July 26, 2015 by Natalie Kitroeff

Your company is bracing itself for lawsuits. Yours included.

U.S. employers are anticipating a rise in workplace discrimination claims based on their own hiring policies, a survey released last week shows. In the study, employment law firm Littler Mendelson asked 500 representatives of companies, with both small and large market capitalizations, about their deepest legal anxieties this year. Fifty-seven percent said they expected an increase in discrimination claims because of their interest in an applicant’s criminal history—the companies’ top concern when asked about the Equal Employment Opportunity Commission’s enforcement efforts.

A growing number of states have adopted laws that prevent employers from asking on job applications whether applicants have a criminal record. Thirty percent of the employers surveyed by Littler Mendelson said they had removed such questions from their applications. Another 40 percent said they are hiring contractors to do background checks for them. The report suggests that strategy may be risky, because people are filing a growing number of lawsuits, seeking class action status, tied to third-party investigations of criminal history. “This trend will not slow down soon,” the report says.

Still, respondents were less likely than last year to say they expected an increase in discrimination claims overall.

The employers’ second-biggest concern is potential claims over equal pay and the treatment of workers based on their sexuality, age, and disabilities. Employers seemed especially confused about how to run employee wellness programs without getting into trouble for discriminating against disabled people.
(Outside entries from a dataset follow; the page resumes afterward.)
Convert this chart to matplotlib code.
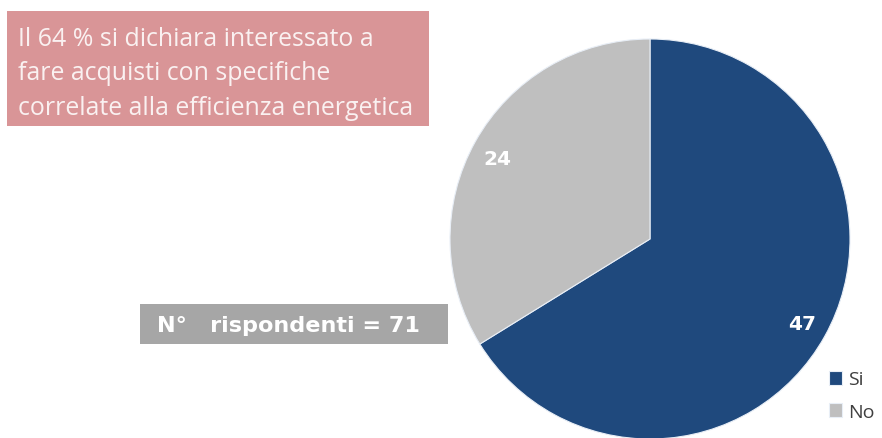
import matplotlib
matplotlib.use("Agg")
import matplotlib.pyplot as plt
from matplotlib.patches import Rectangle

# Survey answers
categories = ["Si", "No"]
counts = [47, 24]
colors = ["#1F497D", "#BFBFBF"]
total = sum(counts)

headline = "Il 64 % si dichiara interessato a\nfare acquisti con specifiche\ncorrelate alla efficienza energetica"
respondents = f"N°   rispondenti = {total}"

W, H = 882, 439
fig = plt.figure(figsize=(W / 100, H / 100), dpi=100)
fig.patch.set_facecolor("white")

# Pie chart: clockwise from 12 o'clock
ax = fig.add_axes([450 / W, -1 / H, 400 / W, 400 / H])
wedges, texts, autotexts = ax.pie(
    counts, colors=colors, startangle=90, counterclock=False,
    radius=1.0, autopct=lambda p: f"{round(p * total / 100):d}",
    pctdistance=0.87,
    wedgeprops=dict(edgecolor="#E8EEF6", linewidth=0.8),
    textprops=dict(color="white", fontsize=14.5, fontweight="bold",
                   family="DejaVu Sans"),
)
# the "No" label sits higher up in its slice
autotexts[1].set_position((-0.765, 0.40))
ax.set_xlim(-1, 1)
ax.set_ylim(-1, 1)
ax.set_aspect("equal")
ax.axis("off")
for w in wedges:
    w.set_clip_on(False)

# Headline box
fig.patches.append(Rectangle((7 / W, 1 - 127 / H), 422 / W, 115 / H,
                             transform=fig.transFigure, facecolor="#D99597",
                             edgecolor="none"))
fig.text(18 / W, 1 - 27 / H, headline, ha="left", va="top", color="#FAF1F1",
         fontsize=17.9, family="Open Sans", linespacing=1.5)

# Respondents box
fig.patches.append(Rectangle((140 / W, 1 - 345 / H), 308 / W, 40 / H,
                             transform=fig.transFigure, facecolor="#A6A6A6",
                             edgecolor="none"))
fig.text(157 / W, 1 - 326 / H, respondents, ha="left", va="center",
         color="white", fontsize=16.1, fontweight="bold", family="DejaVu Sans")

# Legend
leg = fig.legend(wedges, categories, loc="upper left",
                 bbox_to_anchor=(811 / W, 1 - 354 / H), frameon=False,
                 handlelength=0.7, handleheight=0.7, handletextpad=0.3,
                 labelspacing=0.75, prop=dict(family="Open Sans", size=14))
for t in leg.get_texts():
    t.set_color("#404040")

fig.savefig("out.png", dpi=100)
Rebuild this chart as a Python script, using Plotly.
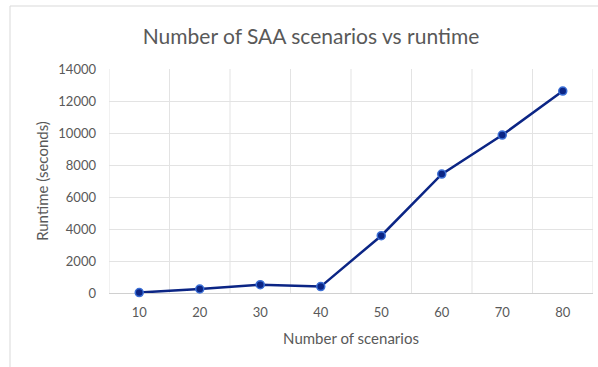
import plotly.graph_objects as go

# Runtime of the SAA model for increasing scenario counts
scenarios = ["10", "20", "30", "40", "50", "60", "70", "80"]
runtime_seconds = [30, 250, 520, 400, 3580, 7430, 9870, 12620]
y_ticks = [0, 2000, 4000, 6000, 8000, 10000, 12000, 14000]

W, H = 598, 367
L, R, T, B = 109, 5, 69, 74
pw, ph = W - L - R, H - T - B

fig = go.Figure(
    go.Scatter(
        x=scenarios,
        y=runtime_seconds,
        mode="lines+markers",
        line=dict(color="#0b2585", width=2.5),
        marker=dict(size=8, color="#0b2585", line=dict(color="#3b6fd6", width=1.5)),
        cliponaxis=False,
    )
)

grey_text = "#595959"
font_family = "Lato, 'Open Sans', sans-serif"

fig.update_layout(
    width=W,
    height=H,
    margin=dict(l=L, r=R, t=T, b=B),
    paper_bgcolor="white",
    plot_bgcolor="white",
    showlegend=False,
    font=dict(family=font_family, color=grey_text, size=13),
    title=dict(
        text="Number of SAA scenarios vs runtime",
        x=311 / W,
        xanchor="center",
        y=1 - 37 / H,
        yanchor="middle",
        font=dict(size=21, color=grey_text, family=font_family),
    ),
    xaxis=dict(
        type="category",
        showgrid=False,
        ticks="",
        ticklabelstandoff=10,
        tickfont=dict(size=13, color=grey_text),
        title=dict(text="Number of scenarios", font=dict(size=15, color=grey_text), standoff=14),
        showline=False,
        zeroline=False,
        range=[-0.5, len(scenarios) - 0.5],
    ),
    yaxis=dict(
        range=[0, 14000],
        tickvals=y_ticks,
        ticktext=[str(v) for v in y_ticks],
        showgrid=True,
        gridcolor="#e3e3e3",
        gridwidth=1,
        zeroline=True,
        zerolinecolor="#d0d0d0",
        zerolinewidth=1,
        ticks="",
        ticklabelstandoff=12,
        tickfont=dict(size=13, color=grey_text),
        title=dict(text="Runtime (seconds)", font=dict(size=15, color=grey_text), standoff=6),
    ),
)

# Vertical gridlines on category boundaries
for i in range(len(scenarios) + 1):
    fig.add_shape(
        type="line",
        xref="x",
        yref="paper",
        x0=i - 0.5,
        x1=i - 0.5,
        y0=0,
        y1=1,
        line=dict(color="#e3e3e3", width=1),
        layer="below",
    )

# Outer chart frame (left and top edges fall inside the page)
fig.add_shape(
    type="rect",
    xref="paper",
    yref="paper",
    x0=(10 - L) / pw,
    x1=(W + 5 - L) / pw,
    y0=(T + ph - (H + 5)) / ph,
    y1=(T + ph - 6) / ph,
    line=dict(color="#d9d9d9", width=1),
    layer="below",
)

fig.write_html("out.html")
The programs generally offer incentives to employees who hit health or fitness benchmarks, and are included in the Affordable Care Act. Recently, the Equal Employment Opportunity Commission sued several companies for programs that it charged were unfair to workers with disabilities. Overall, companies said they were having fewer problems with the new health care law than in previous years; one third said they were anxious about implementing Obamacare, down from 64 percent in 2012.

The timing of the survey may have played a role in employers’ concerns. The poll was conducted in April and May, when the Supreme Court hadn’t yet ruled in favor of gay marriage. Forty-seven percent of companies said they already had rules protecting LGBT workers, but 20 percent said they were either waiting on the court’s decision to expand their regulations or didn’t have any policies in place.

Getting nailed by the National Labor Relations Board for the working conditions of subcontractors was another concern. As federal and state authorities continue to scrutinize company decisions about who counts as an employee, most of the employers surveyed said they had taken some action to mitigate potential legal challenges, like auditing independent contractors. Thirty percent said they had made no changes to their policies.

A growing share of C-suite executives and human resources professionals—17 percent—said they expected to “hire aggressively” this year. Compared to previous years, companies were also less likely to say they had unhappy employees staying in their jobs because there were no alternatives, or that people were stuck in jobs that didn’t make good use of their skills.